While this project uses Beaver as the parser generator, the only Java code written for the project is the bare minimum to glue Beaver to the Clojure code that does the work.
- JVM 1.6 or greater
- Clojure 1.5.1 or greater
These requirements are due to precompilation of the library. It can be compiled and run with earlier versions of Java and Clojure, but the user will need to download the sources and build it themselves.
Add the following dependency to a leiningen project.clj:
[org.clojars.quoll/turtle "0.2.2"]
The parser is in crg.turtle.parser.
Calling crg.turtle.parser/create-parser will return a parser object. An object is necessary here because parsing is done lazily, and the prefixes are accumulated out of band but can be updated at any point during the parsing operation.

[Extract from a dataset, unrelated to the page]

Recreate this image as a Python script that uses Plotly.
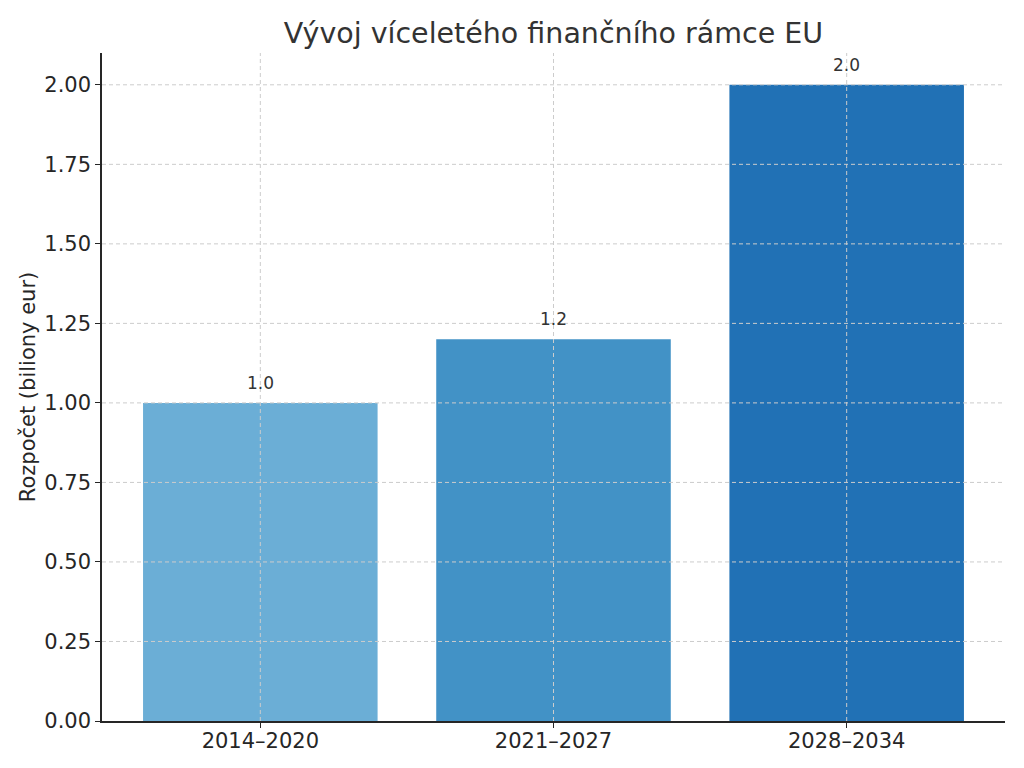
import plotly.graph_objects as go

categories = ["2014–2020", "2021–2027", "2028–2034"]
values = [1.0, 1.2, 2.0]
bar_colors = ["#6baed6", "#4292c6", "#2171b5"]
y_ticks = [0.0, 0.25, 0.5, 0.75, 1.0, 1.25, 1.5, 1.75, 2.0]
value_labels = ["1.0", "1.2", "2.0"]

title_text = "Vývoj víceletého finančního rámce EU"
y_title = "Rozpočet (biliony eur)"

font_family = "DejaVu Sans, sans-serif"

fig = go.Figure()
fig.add_trace(go.Bar(
    x=categories, y=values, width=0.8,
    marker=dict(color=bar_colors, line=dict(width=0)),
    hoverinfo="x+y",
))

grid_style = dict(color="#cccccc", width=1, dash="4px,3px")
shapes = []
for t in y_ticks[1:]:
    shapes.append(dict(type="line", xref="paper", yref="y", x0=0, x1=1, y0=t, y1=t,
                       line=grid_style, layer="above"))
for c in categories:
    shapes.append(dict(type="line", xref="x", yref="paper", x0=c, x1=c, y0=0, y1=1,
                       line=grid_style, layer="above"))

annotations = []
for c, v, lab in zip(categories, values, value_labels):
    annotations.append(dict(x=c, y=v, text=lab, showarrow=False, yanchor="bottom",
                            yshift=8, font=dict(family=font_family, size=17, color="#333333")))

fig.update_layout(
    width=1024, height=768,
    paper_bgcolor="white", plot_bgcolor="white",
    margin=dict(l=94, r=27, t=45, b=55),
    title=dict(text=title_text, x=0.5, xanchor="center", xref="paper",
               y=1 - 25 / 768, yanchor="middle",
               font=dict(family=font_family, size=28.5, color="#333333")),
    font=dict(family=font_family, color="#262626"),
    shapes=shapes,
    annotations=annotations,
    showlegend=False,
    bargap=0.2,
)
fig.update_xaxes(
    type="category", range=[-0.54, 2.54],
    showgrid=False, showline=True, linecolor="#262626", linewidth=1.5,
    ticks="outside", ticklen=5, tickwidth=1.2, tickcolor="#262626",
    ticklabelstandoff=-5,
    tickfont=dict(family=font_family, size=21, color="#262626"),
    zeroline=False,
)
fig.update_yaxes(
    range=[0, 2.1], tickvals=y_ticks, tickformat=".2f",
    showgrid=False, showline=True, linecolor="#262626", linewidth=1.5,
    ticks="outside", ticklen=5, tickwidth=1.2, tickcolor="#262626",
    tickfont=dict(family=font_family, size=21, color="#262626"),
    title=dict(text=y_title, font=dict(family=font_family, size=21, color="#262626"), standoff=3),
    zeroline=False,
)

fig.write_html("out.html")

To get a seq of triples from the parser, call crg.turtle.parser/get-triples. After the seq is exhausted, the parser can be queried for the prefix map and the URI base with crg.turtle.parser/get-prefix-map and crg.turtle.parser/get-base resepectively.
(use '[clojure.java.io :only [input-stream]])
(use '[crg.turtle.parser])
(with-open [f (input-stream "simple.ttl")]
(let [parser (create-parser f)]
(doseq [triple (get-triples parser)]
(println triple))))
This project interleaves Clojure and Java compilation steps. To make this happen correctly, lein has to to compile using two different profiles. Once that has been done, the jar can be built:
lein with-profile precomp compile
lein uberjar
Probably lots.
- Provide an option to parse to URI instead of always keywords.
- Rework to use core.async. This will invert to be more like the original Java code, which is still much faster.
Special thanks to Daniel Spiewak for advice on parsing (especially the trick of terminating JFlex early to convince Beaver to stream a result).
Copyright © 2013 Paul Gearon
Distributed under the Eclipse Public License, the same as Clojure.